Animoca executive chairman Yat Siu declined to comment on Caplight’s estimate but said that Animoca raised $12 million in December 2023 in a “Simple Agreement for Future Equity” (SAFE) deal, where investors will receive both equity in Animoca valued at roughly $5.8 billion and Moca tokens that will be released by the company.

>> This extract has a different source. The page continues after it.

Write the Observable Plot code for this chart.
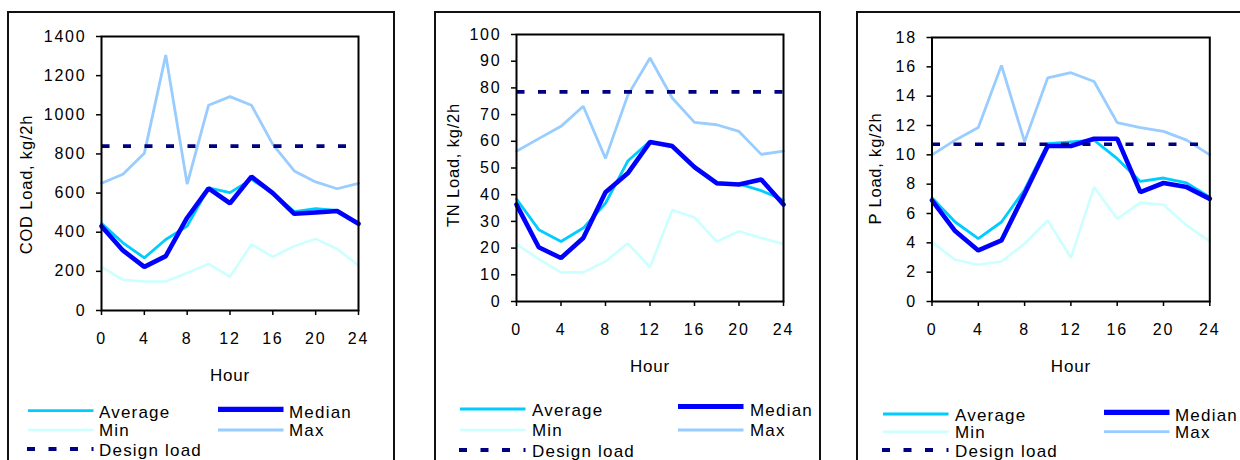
<!DOCTYPE html>
<html>
<head>
<meta charset="utf-8">
<script src="https://cdn.jsdelivr.net/npm/d3@7"></script>
<script src="https://cdn.jsdelivr.net/npm/@observablehq/plot@0.6"></script>
<style>
  html, body { margin: 0; padding: 0; background: #fff; }
  #page { position: relative; width: 1240px; height: 460px; overflow: hidden; background: #fff;
          font-family: "Liberation Sans", Arial, sans-serif; }
  .box { position: absolute; border: 2px solid #111; box-sizing: border-box; }
  .chart { position: absolute; top: 0; }
  .chart svg { display: block; max-width: none; }
  .chart g[aria-label$="tick label"] text { letter-spacing: 1.8px; }
  .chart g[aria-label="text"] text { letter-spacing: 0.8px; }
  #legend { position: absolute; left: 0; top: 0; pointer-events: none; }
  #legend text { letter-spacing: 1.2px; }
</style>
</head>
<body>
<div id="page"></div>
<script>
// Two-hourly sampling points across the day
const hours = [0, 2, 4, 6, 8, 10, 12, 14, 16, 18, 20, 22, 24];
const hourTicks = [0, 4, 8, 12, 16, 20, 24];

// COD load, kg/2h
const codAverage = [445, 346, 269, 363, 431, 627, 602, 670, 600, 505, 520, 512, 445];
const codMedian  = [431, 307, 223, 278, 474, 624, 548, 684, 600, 494, 501, 508, 443];
const codMin     = [223, 157, 148, 148, 192, 238, 172, 338, 274, 329, 366, 315, 230];
const codMax     = [650, 696, 803, 1305, 646, 1049, 1093, 1049, 849, 713, 657, 622, 650];
const codDesign  = 840;
const codTicks   = [0, 200, 400, 600, 800, 1000, 1200, 1400];

// TN load, kg/2h
const tnAverage = [38.4, 26.9, 22.5, 27.5, 36.8, 52.6, 60.0, 57.8, 50.0, 44.0, 44.0, 41.5, 38.0];
const tnMedian  = [36.3, 20.3, 16.3, 23.8, 40.9, 48.0, 59.7, 58.2, 50.3, 44.3, 43.8, 45.7, 36.3];
const tnMin     = [21.5, 15.9, 10.9, 10.9, 15.0, 21.8, 12.8, 34.3, 31.5, 22.4, 26.3, 23.8, 21.5];
const tnMax     = [56.3, 61.0, 65.6, 73.1, 53.6, 77.2, 91.2, 76.2, 67.1, 66.2, 63.7, 55.1, 56.3];
const tnDesign  = 78.5;
const tnTicks   = [0, 10, 20, 30, 40, 50, 60, 70, 80, 90, 100];

// P load, kg/2h
const pAverage = [7.08, 5.42, 4.28, 5.42, 7.62, 10.76, 10.88, 11.0, 9.74, 8.19, 8.42, 8.08, 7.12];
const pMedian  = [6.9, 4.8, 3.48, 4.16, 7.35, 10.6, 10.6, 11.1, 11.1, 7.46, 8.08, 7.8, 7.0];
const pMin     = [4.05, 2.84, 2.5, 2.73, 3.94, 5.53, 2.98, 7.8, 5.64, 6.74, 6.6, 5.19, 4.1];
const pMax     = [10.0, 11.0, 11.86, 16.1, 10.9, 15.25, 15.6, 15.0, 12.2, 11.86, 11.6, 11.0, 10.0];
const pDesign  = 10.72;
const pTicks   = [0, 2, 4, 6, 8, 10, 12, 14, 16, 18];

const seriesNames = ["Average", "Median", "Min", "Max", "Design load"];

const COLORS = {
  Average: "#00ccff",
  Median: "#0000ff",
  Min: "#ccffff",
  Max: "#99ccff",
  Design: "#000080"
};
const WIDTHS = { Average: 2.8, Median: 4.6, Min: 2.6, Max: 2.8, Design: 3.6 };
const DASH = "8,13.5";
const FONT = "'Liberation Sans', Arial, sans-serif";

const panels = [
  {
    ylabel: "COD Load, kg/2h", ticks: codTicks, yMax: 1400,
    avg: codAverage, med: codMedian, min: codMin, max: codMax, design: codDesign,
    layout: { left: 0, width: 400, height: 390, mt: 36, mb: 80, ml: 101, mr: 42,
              labelDx: -75, labelDy: 11, hourDy: 65,
              box: { left: 7, width: 388 },
              legend: { a: 28, aText: 99, b: 218, bText: 289, rows: [410.7, 430, 449], medY: 409.3 } }
  },
  {
    ylabel: "TN Load, kg/2h", ticks: tnTicks, yMax: 100,
    avg: tnAverage, med: tnMedian, min: tnMin, max: tnMax, design: tnDesign,
    layout: { left: 415, width: 410, height: 390, mt: 34, mb: 89, ml: 101, mr: 42,
              labelDx: -63, labelDy: -3, hourDy: 65,
              box: { left: 434, width: 387 },
              legend: { a: 460, aText: 532, b: 678, bText: 750, rows: [409, 430, 450], medY: 406.5 } }
  },
  {
    ylabel: "P Load, kg/2h", ticks: pTicks, yMax: 18,
    avg: pAverage, med: pMedian, min: pMin, max: pMax, design: pDesign,
    layout: { left: 825, width: 415, height: 390, mt: 37, mb: 89, ml: 106.5, mr: 30.7,
              labelDx: -56.5, labelDy: -1, hourDy: 65,
              box: { left: 856, width: 420 },
              legend: { a: 883, aText: 955, b: 1104, bText: 1175, rows: [414, 431.7, 450], medY: 412.3 } }
  }
];

const page = document.getElementById("page");

function toRows(values) {
  return hours.map((h, i) => ({ hour: h, value: values[i] }));
}

for (const p of panels) {
  const L = p.layout;

  // outer chart border
  const box = document.createElement("div");
  box.className = "box";
  Object.assign(box.style, { left: L.box.left + "px", top: "11px", width: L.box.width + "px", height: "480px" });
  page.appendChild(box);

  const designRows = [{ hour: 0, value: p.design }, { hour: 24, value: p.design }];

  const chart = Plot.plot({
    width: L.width,
    height: L.height,
    marginTop: L.mt,
    marginBottom: L.mb,
    marginLeft: L.ml,
    marginRight: L.mr,
    x: { domain: [0, 24] },
    y: { domain: [0, p.yMax] },
    style: {
      fontFamily: FONT,
      fontSize: "16px",
      color: "#000",
      background: "transparent",
      overflow: "visible"
    },
    marks: [
      Plot.line(toRows(p.min), { x: "hour", y: "value", stroke: COLORS.Min, strokeWidth: WIDTHS.Min, strokeLinejoin: "miter" }),
      Plot.line(toRows(p.max), { x: "hour", y: "value", stroke: COLORS.Max, strokeWidth: WIDTHS.Max, strokeLinejoin: "miter" }),
      Plot.line(toRows(p.avg), { x: "hour", y: "value", stroke: COLORS.Average, strokeWidth: WIDTHS.Average, strokeLinejoin: "miter" }),
      Plot.line(toRows(p.med), { x: "hour", y: "value", stroke: COLORS.Median, strokeWidth: WIDTHS.Median, strokeLinejoin: "miter" }),
      Plot.line(designRows, { x: "hour", y: "value", stroke: COLORS.Design, strokeWidth: WIDTHS.Design,
                              strokeDasharray: DASH, strokeLinecap: "butt" }),
      Plot.frame({ stroke: "#000", strokeWidth: 2 }),
      Plot.axisY({ ticks: p.ticks, tickSize: 5, tickPadding: 10, label: null, strokeWidth: 1.5,
                   fontSize: 16, tickFormat: d => String(d) }),
      Plot.axisX({ ticks: hourTicks, tickSize: 5, tickPadding: 17, label: null, strokeWidth: 1.5,
                   fontSize: 16, tickFormat: d => String(d) }),
      Plot.text([p.ylabel], { text: d => d, frameAnchor: "left", rotate: -90, dx: L.labelDx, dy: L.labelDy,
                              textAnchor: "middle", lineAnchor: "middle", fontSize: 16.5 }),
      Plot.text(["Hour"], { text: d => d, frameAnchor: "bottom", dy: L.hourDy,
                            textAnchor: "middle", lineAnchor: "middle", fontSize: 17 })
    ]
  });

  const holder = document.createElement("div");
  holder.className = "chart";
  holder.style.left = L.left + "px";
  holder.style.width = L.width + "px";
  holder.appendChild(chart);
  page.appendChild(holder);
}

// Legends below each panel
const legend = d3.select(page).append("svg")
  .attr("id", "legend")
  .attr("width", 1240)
  .attr("height", 460)
  .style("font-family", FONT)
  .style("font-size", "17px");

const LEN = 65.5;
for (const p of panels) {
  const g = p.layout.legend;
  const [r1, r2, r3] = g.rows;
  const entries = [
    { name: seriesNames[0], x: g.a, tx: g.aText, y: r1, ty: r1 + 7, color: COLORS.Average, w: WIDTHS.Average },
    { name: seriesNames[1], x: g.b, tx: g.bText, y: g.medY, ty: r1 + 7, color: COLORS.Median, w: 5.2 },
    { name: seriesNames[2], x: g.a, tx: g.aText, y: r2, ty: r2 + 6, color: COLORS.Min, w: WIDTHS.Min },
    { name: seriesNames[3], x: g.b, tx: g.bText, y: r2, ty: r2 + 6, color: COLORS.Max, w: WIDTHS.Max },
    { name: seriesNames[4], x: g.a - 1, tx: g.aText, y: r3, ty: r3 + 6.5, color: COLORS.Design, w: 3.8, dash: DASH }
  ];
  for (const e of entries) {
    legend.append("line")
      .attr("x1", e.x).attr("x2", e.x + LEN + (e.dash ? 1 : 0))
      .attr("y1", e.y).attr("y2", e.y)
      .attr("stroke", e.color)
      .attr("stroke-width", e.w)
      .attr("stroke-dasharray", e.dash || null);
    legend.append("text")
      .attr("x", e.tx).attr("y", e.ty)
      .attr("fill", "#000")
      .text(e.name);
  }
}
</script>
</body>
</html>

The tokens are the real appeal–Stotz says it’s “the most anticipated blockchain gaming token launch of this year,” and he expects a “significant return” between the cost he’s paying for the digital assets and the price they’ll fetch when they launch (likely in the second quarter of this year, he says).
Addepar
Wealth management software startup Addepar helps investment advisors track clients’ portfolios and has continued growing assets on its platform by 15% to 25% over the past two years, reaching $5 trillion in total assets monitored in 2023. The Mountain View, California, based Fintech 50 member is now worth roughly $1.3 billion, Caplight estimates. That’s down 40% from its December 2021 fundraise where it reached $2.2 billion. An Addepar spokesperson didn’t respond to our requests for comment.